Iowa City, Iowa: ECO Iowa City
The Iowa City Public Library and the Iowa City Public Works Department have partnered to enhance the quality of life for residents by improving the environmental sustainability of our community. The library has expanded its role as a community information center to educate and engage citizenry on the benefits of urban storm water management, urban composting, local food, energy conservation, and smart waste disposal. Utilizing books, online databases, and other library resources, including the Web site and cable television channel, the library and public works department are offering workshops and other hands-on programs in conjunction with many community partners to encourage Iowa Citians to create rain gardens, weatherproof their homes and businesses, and take other actions aimed at increasing the sustainability of our GREEN earth.
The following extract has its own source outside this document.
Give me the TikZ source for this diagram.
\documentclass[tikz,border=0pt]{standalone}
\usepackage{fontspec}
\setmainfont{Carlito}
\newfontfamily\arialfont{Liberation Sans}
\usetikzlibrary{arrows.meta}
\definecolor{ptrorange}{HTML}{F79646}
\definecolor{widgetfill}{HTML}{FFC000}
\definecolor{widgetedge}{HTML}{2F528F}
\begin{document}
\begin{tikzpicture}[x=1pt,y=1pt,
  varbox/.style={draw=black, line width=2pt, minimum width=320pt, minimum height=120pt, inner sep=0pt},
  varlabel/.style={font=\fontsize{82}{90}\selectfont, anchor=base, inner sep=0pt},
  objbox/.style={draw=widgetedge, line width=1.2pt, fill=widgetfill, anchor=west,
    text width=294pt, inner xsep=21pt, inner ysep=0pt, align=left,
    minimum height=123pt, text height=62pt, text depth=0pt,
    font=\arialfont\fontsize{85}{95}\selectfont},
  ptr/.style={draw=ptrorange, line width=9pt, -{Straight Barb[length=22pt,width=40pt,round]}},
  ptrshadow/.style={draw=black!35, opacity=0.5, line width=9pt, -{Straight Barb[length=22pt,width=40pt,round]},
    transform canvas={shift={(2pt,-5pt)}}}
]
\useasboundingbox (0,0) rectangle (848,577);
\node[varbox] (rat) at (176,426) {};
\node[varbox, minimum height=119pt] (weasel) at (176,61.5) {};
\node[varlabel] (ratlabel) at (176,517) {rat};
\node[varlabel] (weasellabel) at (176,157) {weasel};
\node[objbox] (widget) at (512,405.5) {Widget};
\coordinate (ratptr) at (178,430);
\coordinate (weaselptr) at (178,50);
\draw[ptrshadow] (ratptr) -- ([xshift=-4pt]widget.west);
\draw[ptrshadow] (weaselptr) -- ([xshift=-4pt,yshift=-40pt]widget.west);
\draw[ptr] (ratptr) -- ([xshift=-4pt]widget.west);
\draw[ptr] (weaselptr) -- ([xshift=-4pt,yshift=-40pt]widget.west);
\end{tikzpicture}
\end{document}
Miami, Oklahoma: Miami Native American Language, Culture, Health Education/Empowerment Center
The Miami Public Library and the city of Miami are building on existing, ongoing tribal initiatives and have partnered with Native American tribes including the Miami Tribe, the Ottawa Tribe, the Peoria Tribe, the Modoc Tribe, the Shawnee Tribe, and the Seneca-Cayuga Tribe. The library is providing reference and training opportunities in Native American language, art, and history, and will provide a way to better link local tribes with their affiliate universities in other states. The newly created center is also providing Internet training opportunities and economic development seminars on such topics as how to start a business. All residents are invited to attend and participate in the center's programs. 

Pendleton, Oregon: Wired for Safety
The Wired for Safety project will ride the crest of increased teen energy in the library and throughout the community. Using a mix of technology (a city-wide wireless network and other enhancements) and expanded services (programs for teens and community safety involvement programs), the project will partner the strength and security of local law enforcement with the empowering culture of the public library to create an environment for accessing information that is comfortable and welcoming for a diverse demographic mix of citizens. The project will pool both human and financial resources from the city of Pendleton police department, public library, facilities department, and additional grant funds to achieve the goals of this project.

Santa Ana, California: Connect!/Conectate!: Connecting Yourself with Your Future—Conectate con Tu Futuro!
This project is providing programs for at-risk teens that will help them grow into successful and productive adults. Programs include preparatory workshops for college entrance, job application and research, as well as classes in graphic design, math, and English. These and other programs will provide opportunities for teens to enhance their academic and life skills, assist in teaching limited English speaking adults, mentor younger children, and develop faith in themselves and in their futures.